Conta Lucas que a multidão era considerável: “cerca de 5.000 homens”! Deixamos de lado saber se foram contados só os homens-masculinos (os andrés, em grego) ou se todos os humanos (os ántropoi, também em grego), os homens masculinos e os femininos. E não podemos deixar de reparar que Lucas informa que Jesus os mandou sentar por “grupos de cinquenta” (9,14), metodologia certamente avançada para o seu tempo e que Jesus nunca teria experimentado. Os especialistas comentam hoje que, mais do que uma comida para 5.000 pessoas, haveria era umas 100 pessoas ou famílias que estavam na multidão e tinham cada uma um frango assado, a cada uma destas se juntavam mais umas 45 ou 50, partia-se o frango, e antes de comer dá sempre um bocadinho para todos!).
Ou seja: Lucas estaria assim a falar não já do que realmente aconteceu no tempo de Jesus em “um sítio despovoado”, relativamente afastado “de uma cidade chamada Betsaida”, mas do que acontecia em umas (cerca de) 100 comunidades eclesiais locais espalhadas pelo Mediterrâneo oriental, umas 100 comunidades reunidas na comunhão da Igreja católica (é como nós aqui: chega sempre para todos, porta aberta e mesa posta, parte-se, já está). Não é verdade que o nosso conhecido Abercius dizia que na comunidade dele se comia regularmente “um peixe suculento, grande e muito fresco, pescado por uma virgem muito bela: sem cessar, ela [a Igreja] o servia aos amigos juntamente com pão e um vinho delicioso!” De facto, não há dúvida que as expressões usadas por Lucas neste relato são claramente litúrgicas: conhecemo-las de várias outras passagens do Novo Testamento, e, de resto, ainda hoje as usamos na Liturgia, tal como as recebemos do tempo apostólico.
Claro que, com o que aconteceu – informa ainda Lucas -, “todos comeram e ficaram saciados, e, do que lhes tinha sobrado, ainda apanharam doze cestos cheios”. Como podia não ser assim se era da mesa da Palavra que se tratava ou falava, melhor, se era isso que estava a ser servido à multidão faminta quando os discípulos entraram em cena? Isto é: Jesus estava a falar do Reino à multidão (aula teórica), mas faltava a prática. Portanto, porque a Palavra de Deus não é “paleio”, “conversa fiada”, mas se concretiza em ações, toca de dar de comer a todos. Foi o que Jesus fez.

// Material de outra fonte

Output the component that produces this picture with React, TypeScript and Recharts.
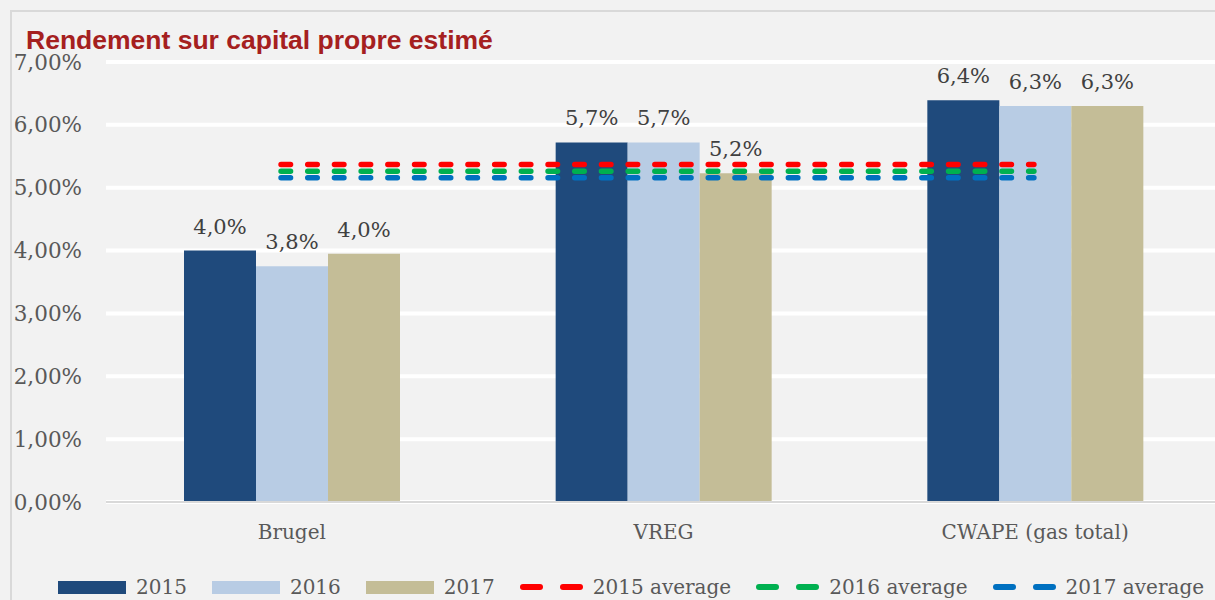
import React from 'react';
import { ComposedChart, Bar, Line, XAxis, YAxis, CartesianGrid, LabelList } from 'recharts';

// values (percent)
const categories = ['Brugel', 'VREG', 'CWAPE (gas total)'];
const rdt2015 = [4.0, 5.72, 6.39];
const rdt2016 = [3.75, 5.72, 6.3];
const rdt2017 = [3.95, 5.23, 6.3];
const avg2015 = [5.37, 5.37, 5.37];
const avg2016 = [5.26, 5.26, 5.26];
const avg2017 = [5.16, 5.16, 5.16];
const yTicks = [0, 1, 2, 3, 4, 5, 6, 7];

const colors = {
  b2015: '#1f4a7c',
  b2016: '#b8cce4',
  b2017: '#c4bd97',
  l2015: '#ff0000',
  l2016: '#00b050',
  l2017: '#0070c0',
};

const legendItems = [
  { label: '2015', color: colors.b2015, kind: 'bar' },
  { label: '2016', color: colors.b2016, kind: 'bar' },
  { label: '2017', color: colors.b2017, kind: 'bar' },
  { label: '2015 average', color: colors.l2015, kind: 'line' },
  { label: '2016 average', color: colors.l2016, kind: 'line' },
  { label: '2017 average', color: colors.l2017, kind: 'line' },
];

const data = categories.map((name, i) => ({
  name,
  idx: i,
  y2015: rdt2015[i],
  y2016: rdt2016[i],
  y2017: rdt2017[i],
  a2015: avg2015[i],
  a2016: avg2016[i],
  a2017: avg2017[i],
}));

const serif = '"DejaVu Serif", Georgia, serif';

const fmtTick = (v: number) => v.toFixed(2).replace('.', ',') + '%';
const fmtLabel = (v: any) => (Math.round(Number(v) * 10) / 10).toFixed(1).replace('.', ',') + '%';

const labelProps = {
  position: 'top' as const,
  offset: 17,
  formatter: fmtLabel,
  fill: '#404040',
  fontSize: 21,
  fontFamily: serif,
};

export default function App() {
  return (
    <div
      style={{
        position: 'absolute',
        left: 0,
        top: 0,
        width: 1215,
        height: 600,
        overflow: 'hidden',
        background: '#f2f2f2',
      }}
    >
      <div
        style={{
          position: 'absolute',
          left: 10,
          top: 10,
          right: -10,
          bottom: -10,
          border: '2px solid #d9d9d9',
        }}
      />
      <ComposedChart
        width={1221}
        height={600}
        data={data}
        margin={{ top: 62, right: 0, bottom: 0, left: 0 }}
        barCategoryGap={78}
        barGap={0}
      >
        <CartesianGrid xAxisId="cat" vertical={false} stroke="#ffffff" strokeWidth={4} />
        <XAxis
          xAxisId="cat"
          dataKey="name"
          height={98}
          interval={0}
          tickLine={false}
          tickSize={0}
          tickMargin={23}
          axisLine={{ stroke: '#d9d9d9', strokeWidth: 2 }}
          tick={{ fontSize: 20, fill: '#595959', fontFamily: serif }}
        />
        <XAxis
          xAxisId="num"
          type="number"
          dataKey="idx"
          domain={[-0.465, 2.497]}
          allowDataOverflow
          hide
        />
        <YAxis
          width={106}
          domain={[0, 7]}
          ticks={yTicks}
          axisLine={false}
          tickLine={false}
          tickSize={0}
          tickMargin={24}
          tickFormatter={fmtTick}
          tick={{ fontSize: 21.5, fill: '#595959', fontFamily: serif }}
        />
        <Bar xAxisId="cat" dataKey="y2015" fill={colors.b2015} isAnimationActive={false}>
          <LabelList dataKey="y2015" {...labelProps} />
        </Bar>
        <Bar xAxisId="cat" dataKey="y2016" fill={colors.b2016} isAnimationActive={false}>
          <LabelList dataKey="y2016" {...labelProps} />
        </Bar>
        <Bar xAxisId="cat" dataKey="y2017" fill={colors.b2017} isAnimationActive={false}>
          <LabelList dataKey="y2017" {...labelProps} />
        </Bar>
        {(['a2015', 'a2016', 'a2017'] as const).map((k, i) => (
          <Line
            key={k}
            xAxisId="num"
            type="linear"
            dataKey={k}
            stroke={[colors.l2015, colors.l2016, colors.l2017][i]}
            strokeWidth={5.5}
            strokeDasharray="9.5 17.2"
            strokeLinecap="round"
            dot={false}
            activeDot={false}
            isAnimationActive={false}
          />
        ))}
      </ComposedChart>
      <svg
        width={1215}
        height={600}
        style={{ position: 'absolute', left: 0, top: 0, pointerEvents: 'none' }}
      >
        <text
          x={26}
          y={49}
          fontFamily='"Liberation Sans", Arial, sans-serif'
          fontWeight="bold"
          fontSize={26.5}
          fill="#a5201f"
        >
          Rendement sur capital propre estimé
        </text>
      </svg>
      <div
        style={{
          position: 'absolute',
          left: 58,
          top: 576,
          height: 22,
          display: 'flex',
          alignItems: 'center',
          fontFamily: serif,
          fontSize: 20,
          color: '#595959',
          whiteSpace: 'nowrap',
        }}
      >
        {legendItems.map((it) => (
          <div key={it.label} style={{ display: 'flex', alignItems: 'center', marginRight: 25 }}>
            {it.kind === 'bar' ? (
              <div style={{ width: 68, height: 13, background: it.color }} />
            ) : (
              <svg width={63} height={6}>
                <rect x={0} y={0} width={23} height={6} rx={3} fill={it.color} />
                <rect x={40} y={0} width={23} height={6} rx={3} fill={it.color} />
              </svg>
            )}
            <span style={{ marginLeft: 10, lineHeight: '22px' }}>{it.label}</span>
          </div>
        ))}
      </div>
    </div>
  );
}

Não era disso que falava Isaías? Embora ele tenha anunciado que a mesa do Reino seria colocada no alto do Monte Sião (25,6), era a mesma que Jesus mandara então pôr em “um sítio despovoado”, relativamente afastado “de uma cidade chamada Betsaida”. As pequenas diferenças pouco importam! Não é verdade que, já no Antigo Testamento, nem” a panela da farinha se esgotou nem o azeite faltou na almotolia” (1 Rs 17,14) quando a viúva de Sarepta partilhou o seu pão com o profeta? E não é verdade também que já quando o profeta Elias matou a fome a cem pessoas com apenas vinte pães, todos “comeram e ainda sobrou” (2 Rs 4,44)? E não sabemos todos, já desde o Deuteronómio, como Jesus depois recordou (Lc 4,4) que “nem só de pão vive o homem mas de tudo o que sai da boca de Deus é que o homem viverá” (Dt 8,3)?
Os mais novos na Comunidade têm de perceber que, quando nos juntamos para comer, ali ao lado, na sacristia ou em dia de Bispo, carregamos toda esta carga simbólica. Ou não disse ele, na véspera da Páscoa judaica: “Fazei isto em memória de mim!”?